How Biden can keep millions of Americans from losing health insurance | Cognoscenti
But if the Congressional Budget Office is right, once the American Rescue Plan subsidies disappear, enrollments could fall to what they were in Trump’s last year. While Biden hoped to preserve the subsidies in the Build Back Better-on-a-diet plan he’s negotiating with Joe Manchin, they may be sacrificed on the altar of government economizing.
The administration has thrown carrots and sticks at states to keep people covered after it declares the COVID emergency over. Still, like the tax collector and the funeral director, the shortcomings of America’s patchwork health insurance can’t be dodged forever.
There’s a way out for Biden. First, admit the public option can’t do the trick. Second, embrace the solid ideas of revenue-raising tax simplification and prudent budget cuts. Third, devote some of that new money to Obamacare for All: universal, affordable, mostly private health insurance. Germany, the Netherlands and Switzerland offer models. (The New York Times had fun with a March Madness-type competition among national health care systems, asking five experts to pick the best. Germany and Switzerland came out tops.)

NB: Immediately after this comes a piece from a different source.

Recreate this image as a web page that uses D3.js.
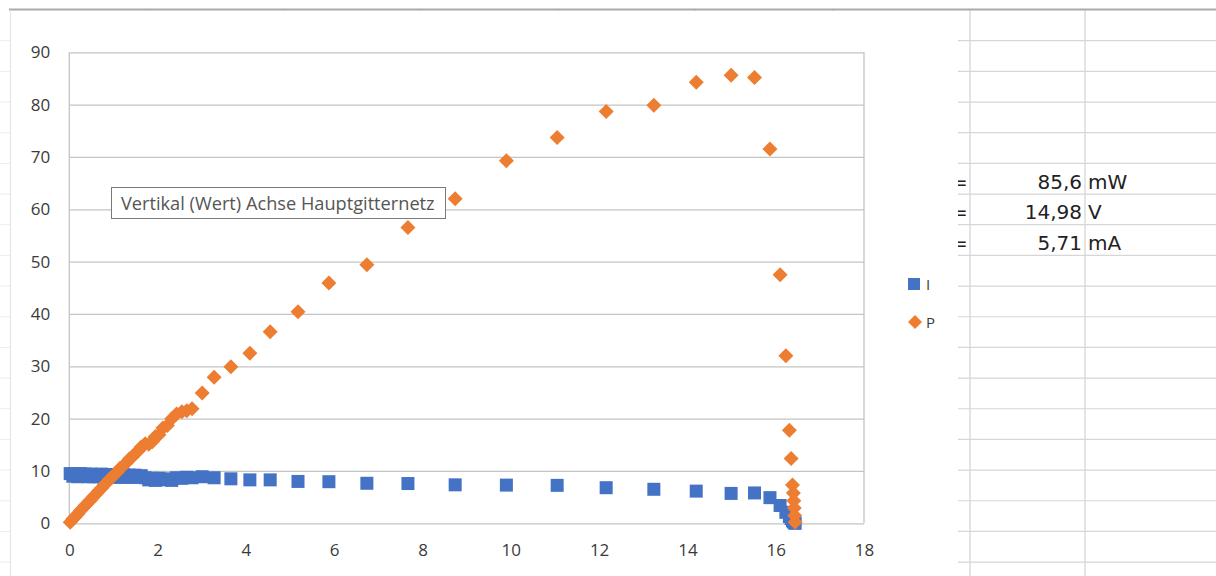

There’s no shame in Biden copping to the timidity of his campaign idea. His old boss disdained mandatory insurance, except for children, when he first ran in 2008. Once in office, Barack Obama realized a requirement applying to everyone was essential to keep coverage affordable. Voila — we got Obamacare, with an individual mandate upheld by the Supreme Court. The country’s uninsured hit a record low.
As always, the road to progress is blocked by political bickering. Progressive Democrats can’t contain their dog-chasing-cars pursuit of Medicare for All, even though Democratic primary voters in 2020 said no to its price tag and abolition of private insurance. Biden meanwhile didn’t prioritize health care reform in his original Build Back Better; Manchin worries about deficit-cutting.
A holistic approach — tax and spending reforms, plus government-subsidized-and-regulated private insurance — could deliver liberals’ dream of universal coverage, while averting moderates’ nightmare of Uncle Sam running bake sales to pay his deficits. Who knows — it might also attract some of Congress’s few, sane Republicans.
As for average Americans, they keep dying or going broke from medical bills. Meanwhile, the parade to the insurance cliff marches on.